The Cyber Security and Resilience Bill is seen as a critical step in managing national vulnerability. Beyond simple compliance, how can this legislation change the day-to-day security culture within CNI organizations? Please provide a step-by-step approach for a leadership team.
Legislation like this is a powerful catalyst for cultural change, but only if leadership drives it beyond a simple checkbox exercise. The first step for a leadership team is to communicate the ‘why’ behind the bill, translating it from legal jargon into a clear message about protecting society and the business itself. Step two is to assign clear ownership and accountability, not just to the CISO, but to the operational heads of energy, water, or transport divisions.

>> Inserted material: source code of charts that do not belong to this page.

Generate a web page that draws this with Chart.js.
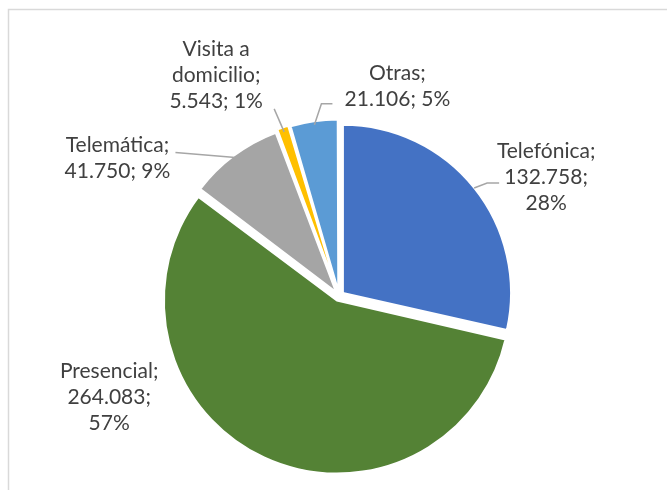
<!DOCTYPE html>
<html>
<head>
<meta charset="utf-8">
<script src="https://cdn.jsdelivr.net/npm/chart.js@4/dist/chart.umd.min.js"></script>
<style>
  html, body { margin: 0; padding: 0; background: #fff; }
  #wrap { width: 667px; height: 490px; }
</style>
</head>
<body>
<div id="wrap"><canvas id="myChart" width="667" height="490"></canvas></div>
<script>
var categories = ['Telefónica', 'Presencial', 'Telemática', 'Visita a domicilio', 'Otras'];
var values = [132758, 264083, 41750, 5543, 21106];
var percents = [28, 57, 9, 1, 5];
var colors = ['#4472C4', '#548235', '#A5A5A5', '#FFC000', '#5B9BD5'];

// label placement relative to the outer mid point of each slice
var labelShift = [[72, -11], [-157, -56], [-118, 1], [-68, -57], [83, -39]];
var leaders = [
    [[13, -5], [25, -5]],
    null,
    [[-60, -5]],
    [[-10, -23]],
    [[7, -21], [18, -21]]
];

function fmt(v) {
    return String(v).replace(/\B(?=(\d{3})+(?!\d))/g, '.');
}

function wrapText(ctx, text, maxW) {
    var words = text.split(' ');
    var lines = [];
    var cur = '';
    words.forEach(function (w) {
        var test = cur ? cur + ' ' + w : w;
        if (cur && ctx.measureText(test).width > maxW) {
            lines.push(cur);
            cur = w;
        } else {
            cur = test;
        }
    });
    if (cur) lines.push(cur);
    return lines;
}

var pieLabels = {
    id: 'pieLabels',
    beforeDraw: function (chart) {
        var ctx = chart.ctx;
        ctx.save();
        ctx.strokeStyle = '#D9D9D9';
        ctx.lineWidth = 1.5;
        ctx.strokeRect(8.5, 9.5, 700, 500);
        ctx.restore();
    },
    afterDatasetsDraw: function (chart) {
        var ctx = chart.ctx;
        var meta = chart.getDatasetMeta(0);
        ctx.save();
        ctx.font = '21px Lato';
        ctx.fillStyle = '#404040';
        ctx.textAlign = 'center';
        ctx.textBaseline = 'middle';
        meta.data.forEach(function (arc, i) {
            var p = arc.getProps(['x', 'y', 'startAngle', 'endAngle', 'outerRadius'], true);
            var s = (arc.options.offset || 0) / 4;
            var mid = (p.startAngle + p.endAngle) / 2;
            var ax = p.x + Math.cos(mid) * (p.outerRadius + s);
            var ay = p.y + Math.sin(mid) * (p.outerRadius + s);

            if (leaders[i]) {
                ctx.beginPath();
                ctx.strokeStyle = '#A6A6A6';
                ctx.lineWidth = 1.5;
                ctx.moveTo(ax, ay);
                leaders[i].forEach(function (pt) {
                    ctx.lineTo(ax + pt[0], ay + pt[1]);
                });
                ctx.stroke();
            }

            var text = categories[i] + '; ' + fmt(values[i]) + '; ' + percents[i] + '%';
            var lines = wrapText(ctx, text, 125);
            var lh = 26;
            var cx = ax + labelShift[i][0];
            var cy = ay + labelShift[i][1];
            var y0 = cy - (lines.length - 1) * lh / 2;
            lines.forEach(function (ln, k) {
                ctx.fillText(ln, cx, y0 + k * lh);
            });
        });
        ctx.restore();
    }
};

var ctx = document.getElementById('myChart');

var chart = new Chart(ctx, {
    type: 'pie',
    data: {
        labels: categories,
        datasets: [{
            data: values,
            backgroundColor: colors,
            borderColor: '#FFFFFF',
            borderWidth: 2,
            offset: 20
        }]
    },
    options: {
        responsive: false,
        animation: false,
        radius: 168,
        layout: { padding: { left: 20, right: 9, top: 110, bottom: 8 } },
        plugins: {
            legend: { display: false },
            tooltip: { enabled: false }
        }
    },
    plugins: [pieLabels]
});
</script>
</body>
</html>
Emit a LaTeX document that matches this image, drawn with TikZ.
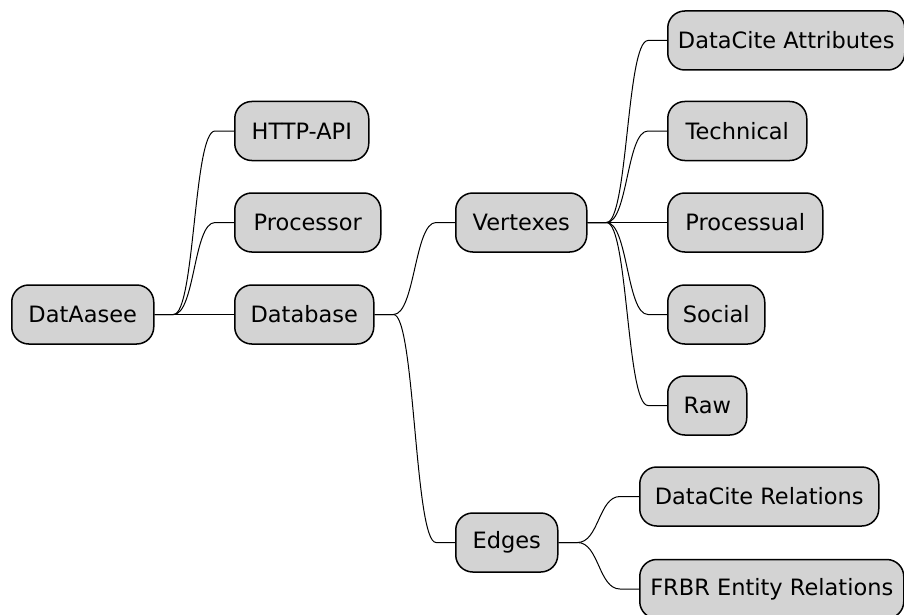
\documentclass[tikz,border=0pt]{standalone}
\usepackage{fontspec}
\setmainfont{DejaVu Sans}
\usetikzlibrary{calc}
\begin{document}
\begin{tikzpicture}[x=1pt,y=-1pt,
  mmnode/.style={draw=black, line width=1.5pt, fill=mmgray, rounded corners=17pt,
    minimum height=59pt, inner xsep=4pt, inner ysep=0pt, anchor=west,
    font=\fontsize{22.5}{27}\selectfont},
  mmlink/.style={draw=black, line width=1pt}]
\definecolor{mmgray}{HTML}{D3D3D3}
\useasboundingbox (0,0) rectangle (904,615);
\node[mmnode, minimum width=142pt] (root) at (11,314.5) {DatAasee};
\node[mmnode, minimum width=134pt] (http) at (234,131) {HTTP-API};
\node[mmnode, minimum width=146pt] (proc) at (234,222.5) {Processor};
\node[mmnode, minimum width=139pt] (db) at (234,314.5) {Database};
\node[mmnode, minimum width=131pt] (vert) at (455,222.5) {Vertexes};
\node[mmnode, minimum width=102pt] (edges) at (455,542.5) {Edges};
\node[mmnode, minimum width=237pt] (dca) at (667,40.5) {DataCite Attributes};
\node[mmnode, minimum width=139pt] (tech) at (667,131) {Technical};
\node[mmnode, minimum width=155pt] (procl) at (667,222.5) {Processual};
\node[mmnode, minimum width=97pt] (soc) at (667,314.5) {Social};
\node[mmnode, minimum width=79pt] (raw) at (667,405.5) {Raw};
\node[mmnode, minimum width=239pt] (dcr) at (639,496.5) {DataCite Relations};
\node[mmnode, minimum width=264pt] (frbr) at (639,589) {FRBR Entity Relations};
\foreach \p/\c in {root/http, root/proc, root/db, db/vert, db/edges,
  vert/dca, vert/tech, vert/procl, vert/soc, vert/raw, edges/dcr, edges/frbr}{
  \draw[mmlink] (\p.east) -- ++(19,0) .. controls +(21.5,0) and +(-21.5,0) .. ($(\c.west)+(-19,0)$) -- (\c.west);
}
\end{tikzpicture}
\end{document}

Security is their responsibility, too. Step three involves integrating security metrics into operational performance reviews. When uptime and safety metrics are discussed, so too should the status of critical patches and access controls. Finally, leadership must visibly champion and invest in regular, realistic drills that simulate severe attacks. When the CEO participates in a recovery exercise, it sends a powerful message that this is not just an IT problem, but a core business function.
What is your forecast for the evolution of cyber threats against critical national infrastructure over the next five years?
I believe we will see a significant shift from espionage and disruption towards genuinely destructive attacks. Adversaries are moving beyond just shutting things down temporarily; their goal will be to cause lasting, physical damage to systems that are difficult and expensive to replace, like custom-built components in our power grid or water treatment facilities. The line between cyber-attack and a physical act of aggression will become increasingly blurred. We will also see attackers leveraging AI to automate their reconnaissance and find vulnerabilities far faster than human teams can patch them. Consequently, defenders will need to pivot from a purely preventative posture to one of assumed breach, focusing relentlessly on resilience and the ability to operate through an attack and recover at speed. The next five years will be about surviving the hit, not just trying to block it.